Francisco was a Eucharistic minister for many years and helped with the gardening before his knees started giving him trouble.

He and Rosalinda participate in Mass several times during the week as well as on Sundays and they pray the rosary every night.

“We can’t go to sleep without praying,” Francisco said.

When the youngest of their seven grandchildren come over for dinner, Rosalinda asks one of them to lead prayer before dinner and there is often an argument over who will light the candle.

Three of their children live in Adelaide (two working in the wine industry and one as project manager in the SA Infrastructure Department), one son is in Canberra working for the Australian Crime Commission and their youngest child, Frances, is in Perth, where she was recruited by the mining industry as a business analyst.

Rosalinda said the challenges she and Francisco experienced motivated them to study hard.

“I think it’s really very providential that we came to Australia,” she said.

“If I ask my kids now they would say ‘mum if we did not come here and experience a hard life we would not appreciate it’.”

In addition to his faith, poetry has been a comfort to Francisco and a way of expressing his strong feelings on politics and religion as well as his thoughts on everyday life.

“When I have the mood, even at dawn time, I wake up and just scribble what I have in mind and then leave it and go to sleep again,” he said.

“And then after some time I go back and review it again.”

While most of his poems are written in his local language, Ilocano, he also writes in English. His poems have been included in books and anthologies circulated in the Philippines, Hawaii and the United States and in newspapers and magazines such as Timpuyog Journal, the Philippine Community Herald (published in Sydney) and Bannawag.

His current passion is writing about life issues such as euthanasia and abortion, one of which his sister Juanita forwarded to The Southern Cross during the recent Parliamentary debate on Voluntary Assisted Dying laws.

Francisco said he wrote to his local MP Andrea Michaels expressing his concern about the VAD bill and he was pleased to get a response saying she voted against it. But he said he was “saddened” to see the legislation passed.

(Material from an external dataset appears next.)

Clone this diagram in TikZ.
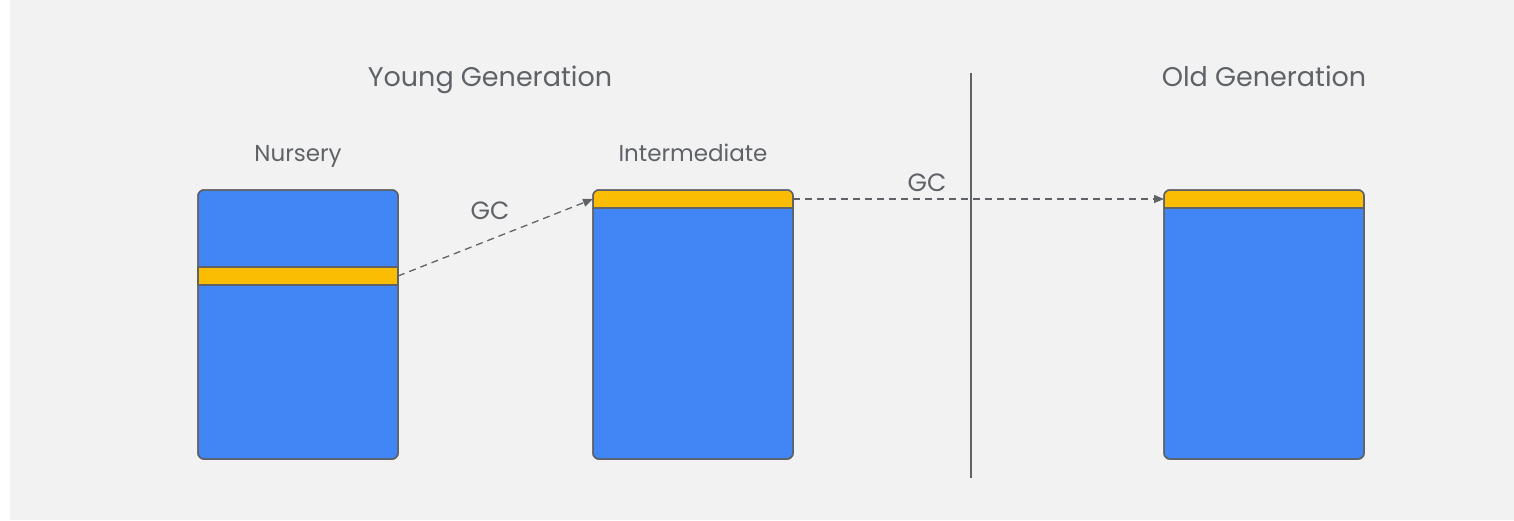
\documentclass[tikz,border=0pt]{standalone}
\usepackage{fontspec}
\setmainfont{Poppins}
\usepackage{tikz}
\usetikzlibrary{positioning,arrows.meta}
\definecolor{gcblue}{HTML}{4285F4}
\definecolor{gcyellow}{HTML}{FBBC04}
\definecolor{gcline}{HTML}{5F6368}
\definecolor{gcback}{HTML}{F2F2F2}
\tikzstyle{heap} = [draw=gcline,fill=gcblue,line width=1.5pt,rounded corners=6pt,minimum width=200pt,minimum height=269pt,inner sep=0pt,outer sep=0pt]
\tikzstyle{live} = [draw=gcline,fill=gcyellow,line width=1.5pt,minimum width=200pt,minimum height=18pt,inner sep=0pt,outer sep=0pt]
\tikzstyle{gc} = [draw=gcline,line width=1.3pt,dash pattern=on 7pt off 5pt,-{Triangle[length=10pt,width=8pt]}]
\tikzstyle{title} = [text=gcline,font=\fontsize{27}{32}\selectfont,anchor=base,inner sep=0pt]
\tikzstyle{caption} = [text=gcline,font=\fontsize{23}{28}\selectfont,anchor=base,inner sep=0pt]

\begin{document}
\begin{tikzpicture}[x=1pt,y=-1pt]
            \fill[white] (0,0) rectangle (1514,520);
            \fill[gcback] (10,0) rectangle (1514,520);
            \useasboundingbox (0,0) rectangle (1514,520);
            % heaps
            \node[heap] (nursery) at (298,324.5) {};
            \node[heap] (intermediate) [right = 195pt of nursery] {};
            \node[heap] (old) [right = 371pt of intermediate] {};
            \node[live] (nurserylive) [below = 77pt of nursery.north] {};
            \begin{scope}
              \clip[rounded corners=6pt] (intermediate.south west) rectangle (intermediate.north east);
              \node[live] (interlive) [below = 0pt of intermediate.north] {};
            \end{scope}
            \begin{scope}
              \clip[rounded corners=6pt] (old.south west) rectangle (old.north east);
              \node[live] (oldlive) [below = 0pt of old.north] {};
            \end{scope}
            \foreach \heapname in {nursery,intermediate,old}
              \draw[gcline,line width=1.5pt,rounded corners=6pt] (\heapname.south west) rectangle (\heapname.north east);
            % divider
            \coordinate (divtop) at (971,73);
            \coordinate (divbot) at (971,478);
            \draw[gcline,line width=1.5pt] (divtop) -- (divbot);
            % texts
            \node[title] (young) at (490,86) {Young Generation};
            \node[title] (oldgen) at (1264,86) {Old Generation};
            \node[caption] (nurserytext) at (298,161) {Nursery};
            \node[caption] (intertext) at (693,161) {Intermediate};
            \node[caption,font=\fontsize{25}{30}\selectfont] (gcone) at (490,219) {GC};
            \node[caption,font=\fontsize{25}{30}\selectfont] (gctwo) at (927,191) {GC};
            % promotions
            \draw[gc] (nurserylive.east) -- (interlive.west);
            \draw[gc] (interlive.east) -- (oldlive.west);
        \end{tikzpicture}
\end{document}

“It affects me a lot … that’s why I wrote the poem,” he said.

 

SAFEGUARD THE DIGNITY OF HUMAN LIFE

While we endure COVID-19 in this troubled world

Other stronger pandemics lurk around us

Raging wild in the midst

Of spiritual and moral degradation,

Spreading like wildfire all over Australia.

A wave of death bizarrely rampaging,

There is no stopping this conflagration.

And as Government at all levels craft legislation

Under the guise of compassion,

Innocent lives are lost, God’s gift of life desecrated

And millions of unborn babies all over the country perish

Year by year, the consequences are dreadful.

This pandemic tragically called Abortion

Is a premeditated and deliberate killing

Of helpless human beings which science

Simply refers to as a method of birth control.

This pandemic is marching on

While another pandemic is spreading with force.

 

Euthanasia, gaining ground in a fast cadence before our eyes,

In this our beloved State of South Australia,

Following the steps of Victoria, Western Australia and Tasmania

With Queensland  following close.

Quo vadis, my beloved country, quo vadis?

Under the guise of voluntary assisted dying,

How can we be reckless about human life,

God’s sacred gift to each of us.

The consequences of this subtle and crafty act of suicide,

The impending enactment of the law

Violates the sixth of the Ten Commandments:

Thou shalt not kill.

This confused world has forgotten the Divine Law.

But there is still a chance to reverse these wicked decisions

Better late than never – repent and abolish the laws

That are in contravention of the divine law

Of the Catholic faith, moral values and traditions

Planted in this great continent by our pilgrim forefathers.